Lungiswa Gqunta: Sleep in Witness (installation view), Henry Moore Institute, July 2022. Photo: Rob Harris.

Lungiswa Gqunta

Henry Moore Institute Essays on Sculpture: Issue 80

Lungiswa Gqunta’s work looks head on at the painful legacies of colonialism and the apartheid regime in South Africa. Through it, Gqunta illuminates ways of knowing that have so often been discredited by the atrocities of these frameworks.

The spaces she conjures deny the curtailments imposed upon African systems of knowledge by colonial conquests. From them, new – and ancient – libraries of information emerge to be shared and invested in.

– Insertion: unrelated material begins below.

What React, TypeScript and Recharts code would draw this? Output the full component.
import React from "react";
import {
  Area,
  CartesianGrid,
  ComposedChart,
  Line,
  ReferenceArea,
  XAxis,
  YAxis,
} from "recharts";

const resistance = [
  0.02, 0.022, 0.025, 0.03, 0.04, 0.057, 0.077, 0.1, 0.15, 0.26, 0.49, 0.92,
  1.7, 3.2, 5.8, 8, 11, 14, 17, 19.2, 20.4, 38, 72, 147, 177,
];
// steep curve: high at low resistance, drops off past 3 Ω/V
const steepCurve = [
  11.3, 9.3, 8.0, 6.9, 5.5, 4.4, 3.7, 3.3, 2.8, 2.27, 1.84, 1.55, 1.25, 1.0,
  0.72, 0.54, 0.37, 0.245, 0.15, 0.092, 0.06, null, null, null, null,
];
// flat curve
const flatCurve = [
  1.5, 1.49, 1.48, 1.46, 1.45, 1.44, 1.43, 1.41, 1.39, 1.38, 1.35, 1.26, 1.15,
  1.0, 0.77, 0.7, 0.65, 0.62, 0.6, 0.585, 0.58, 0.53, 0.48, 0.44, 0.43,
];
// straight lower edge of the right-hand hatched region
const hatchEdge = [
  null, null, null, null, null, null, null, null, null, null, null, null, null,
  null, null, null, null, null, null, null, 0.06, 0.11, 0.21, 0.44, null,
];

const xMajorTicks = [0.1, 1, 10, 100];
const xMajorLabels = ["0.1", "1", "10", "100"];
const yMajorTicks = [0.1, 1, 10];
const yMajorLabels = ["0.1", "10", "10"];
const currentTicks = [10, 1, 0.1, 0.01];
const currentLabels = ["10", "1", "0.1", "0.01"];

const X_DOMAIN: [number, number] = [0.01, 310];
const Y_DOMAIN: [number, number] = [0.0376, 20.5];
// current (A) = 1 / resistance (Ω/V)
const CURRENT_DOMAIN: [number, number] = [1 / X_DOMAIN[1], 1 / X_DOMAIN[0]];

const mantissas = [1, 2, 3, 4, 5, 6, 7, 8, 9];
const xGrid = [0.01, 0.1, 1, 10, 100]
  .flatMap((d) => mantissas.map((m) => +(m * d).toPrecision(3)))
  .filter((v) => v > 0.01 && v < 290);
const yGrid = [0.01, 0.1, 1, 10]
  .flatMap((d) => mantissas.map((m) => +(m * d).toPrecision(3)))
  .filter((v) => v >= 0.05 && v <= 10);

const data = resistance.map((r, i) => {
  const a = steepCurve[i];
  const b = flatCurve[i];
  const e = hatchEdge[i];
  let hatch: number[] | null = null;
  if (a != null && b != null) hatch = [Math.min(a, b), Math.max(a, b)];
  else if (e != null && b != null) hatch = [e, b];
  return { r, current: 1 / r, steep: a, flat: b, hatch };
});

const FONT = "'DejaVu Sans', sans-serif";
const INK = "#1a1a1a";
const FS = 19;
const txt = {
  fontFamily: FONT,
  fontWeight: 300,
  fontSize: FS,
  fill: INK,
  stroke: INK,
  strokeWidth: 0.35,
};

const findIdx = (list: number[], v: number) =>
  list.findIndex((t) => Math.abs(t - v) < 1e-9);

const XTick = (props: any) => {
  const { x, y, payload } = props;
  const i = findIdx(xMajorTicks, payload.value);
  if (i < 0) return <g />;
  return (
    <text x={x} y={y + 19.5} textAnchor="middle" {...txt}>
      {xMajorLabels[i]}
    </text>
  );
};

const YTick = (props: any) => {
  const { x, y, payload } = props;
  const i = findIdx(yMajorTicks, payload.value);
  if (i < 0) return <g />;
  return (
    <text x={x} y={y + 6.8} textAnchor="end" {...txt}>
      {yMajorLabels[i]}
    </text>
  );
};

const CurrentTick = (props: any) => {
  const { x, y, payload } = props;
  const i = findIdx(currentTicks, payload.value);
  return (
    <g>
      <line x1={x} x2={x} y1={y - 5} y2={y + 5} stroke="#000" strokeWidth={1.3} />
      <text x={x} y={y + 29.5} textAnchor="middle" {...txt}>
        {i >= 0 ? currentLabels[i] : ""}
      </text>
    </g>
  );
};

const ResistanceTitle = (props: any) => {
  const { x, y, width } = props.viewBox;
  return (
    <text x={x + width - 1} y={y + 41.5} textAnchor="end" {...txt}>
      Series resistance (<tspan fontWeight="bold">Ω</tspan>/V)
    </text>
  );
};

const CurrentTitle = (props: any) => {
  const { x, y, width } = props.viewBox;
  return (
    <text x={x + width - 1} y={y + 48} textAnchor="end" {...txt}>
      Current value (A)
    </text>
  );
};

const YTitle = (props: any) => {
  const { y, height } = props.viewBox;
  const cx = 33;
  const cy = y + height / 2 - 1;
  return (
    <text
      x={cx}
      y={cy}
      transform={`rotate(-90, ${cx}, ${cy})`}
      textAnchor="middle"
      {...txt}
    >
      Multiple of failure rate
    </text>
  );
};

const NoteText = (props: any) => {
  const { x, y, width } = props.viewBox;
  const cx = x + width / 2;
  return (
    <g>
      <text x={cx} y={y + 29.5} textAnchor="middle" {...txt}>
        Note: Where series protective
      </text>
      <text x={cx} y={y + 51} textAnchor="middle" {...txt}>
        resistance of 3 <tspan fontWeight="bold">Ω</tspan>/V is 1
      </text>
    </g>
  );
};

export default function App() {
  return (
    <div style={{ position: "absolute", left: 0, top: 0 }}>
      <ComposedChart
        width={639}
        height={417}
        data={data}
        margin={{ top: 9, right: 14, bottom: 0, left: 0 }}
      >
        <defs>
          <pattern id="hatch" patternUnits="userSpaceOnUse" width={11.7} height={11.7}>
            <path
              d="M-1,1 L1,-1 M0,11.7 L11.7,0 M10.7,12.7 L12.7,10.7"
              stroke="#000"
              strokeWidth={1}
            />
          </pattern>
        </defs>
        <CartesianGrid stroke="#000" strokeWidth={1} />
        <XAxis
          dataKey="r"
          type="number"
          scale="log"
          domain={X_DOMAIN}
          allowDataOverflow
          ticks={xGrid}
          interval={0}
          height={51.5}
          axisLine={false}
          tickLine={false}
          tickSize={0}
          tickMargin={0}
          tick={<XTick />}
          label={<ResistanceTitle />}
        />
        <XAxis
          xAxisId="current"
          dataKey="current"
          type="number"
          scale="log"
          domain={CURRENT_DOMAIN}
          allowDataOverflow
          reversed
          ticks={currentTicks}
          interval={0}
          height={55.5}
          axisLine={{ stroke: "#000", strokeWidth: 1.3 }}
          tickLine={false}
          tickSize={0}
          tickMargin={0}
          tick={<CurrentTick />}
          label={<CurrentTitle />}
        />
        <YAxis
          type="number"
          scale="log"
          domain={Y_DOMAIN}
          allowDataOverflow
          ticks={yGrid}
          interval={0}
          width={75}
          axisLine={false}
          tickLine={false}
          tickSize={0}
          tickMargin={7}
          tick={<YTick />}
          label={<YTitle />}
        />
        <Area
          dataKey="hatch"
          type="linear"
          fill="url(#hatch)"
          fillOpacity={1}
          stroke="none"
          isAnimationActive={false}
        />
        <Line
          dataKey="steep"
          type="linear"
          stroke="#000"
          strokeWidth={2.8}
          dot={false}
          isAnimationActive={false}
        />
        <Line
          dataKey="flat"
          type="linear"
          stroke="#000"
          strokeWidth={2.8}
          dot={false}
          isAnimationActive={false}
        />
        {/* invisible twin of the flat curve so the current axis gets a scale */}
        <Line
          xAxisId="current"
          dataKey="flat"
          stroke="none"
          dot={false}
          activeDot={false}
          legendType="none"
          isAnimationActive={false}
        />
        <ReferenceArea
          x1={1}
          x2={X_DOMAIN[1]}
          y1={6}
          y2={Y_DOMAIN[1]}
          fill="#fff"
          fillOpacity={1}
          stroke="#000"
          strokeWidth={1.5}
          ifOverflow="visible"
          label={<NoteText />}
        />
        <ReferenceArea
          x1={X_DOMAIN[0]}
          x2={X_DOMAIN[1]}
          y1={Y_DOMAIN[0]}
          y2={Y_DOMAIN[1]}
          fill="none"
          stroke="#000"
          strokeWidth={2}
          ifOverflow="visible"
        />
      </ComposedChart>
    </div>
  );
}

The eightieth edition of the Henry Moore Institute’s Essays on Sculpture series is published to accompany the exhibition ‘Lungiswa Gqunta: Sleep in Witness’.

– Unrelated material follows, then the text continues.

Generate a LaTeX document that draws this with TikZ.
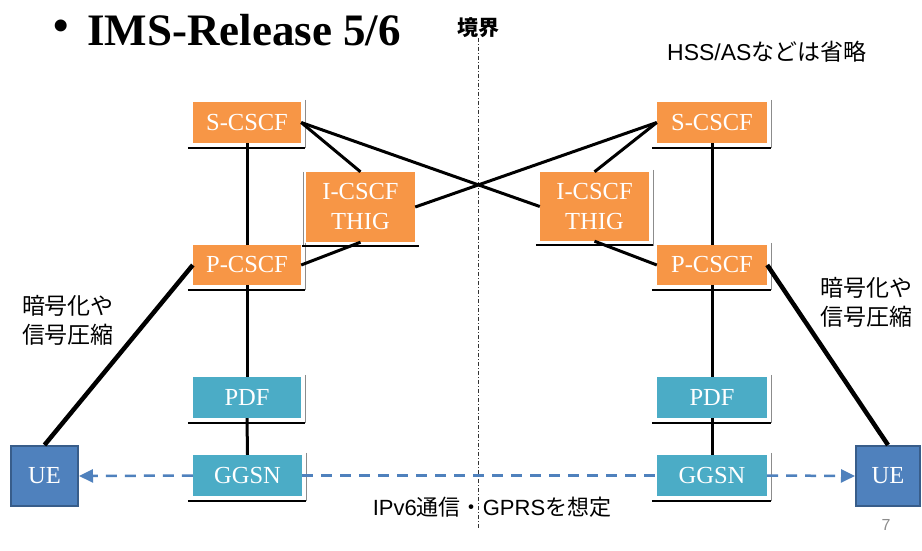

Sleep in Witness marks Gqunta’s largest exhibition to date and includes two substantial new installations Zinodaka and Ntabamanzi (both 2022).

Essays on Sculpture 80 includes a new essay by Nombuso Mathibela, a cultural worker, educator and sonic practitioner based in Johannesburg, and also reproduces the interpretative wall texts that Mathibela produced for the exhibition.

Published on occasion of the exhibition:Lungiswa Gqunta: Sleep in Witness’, 8 Jul – 30 Oct 2022, Henry Moore Institute, UK.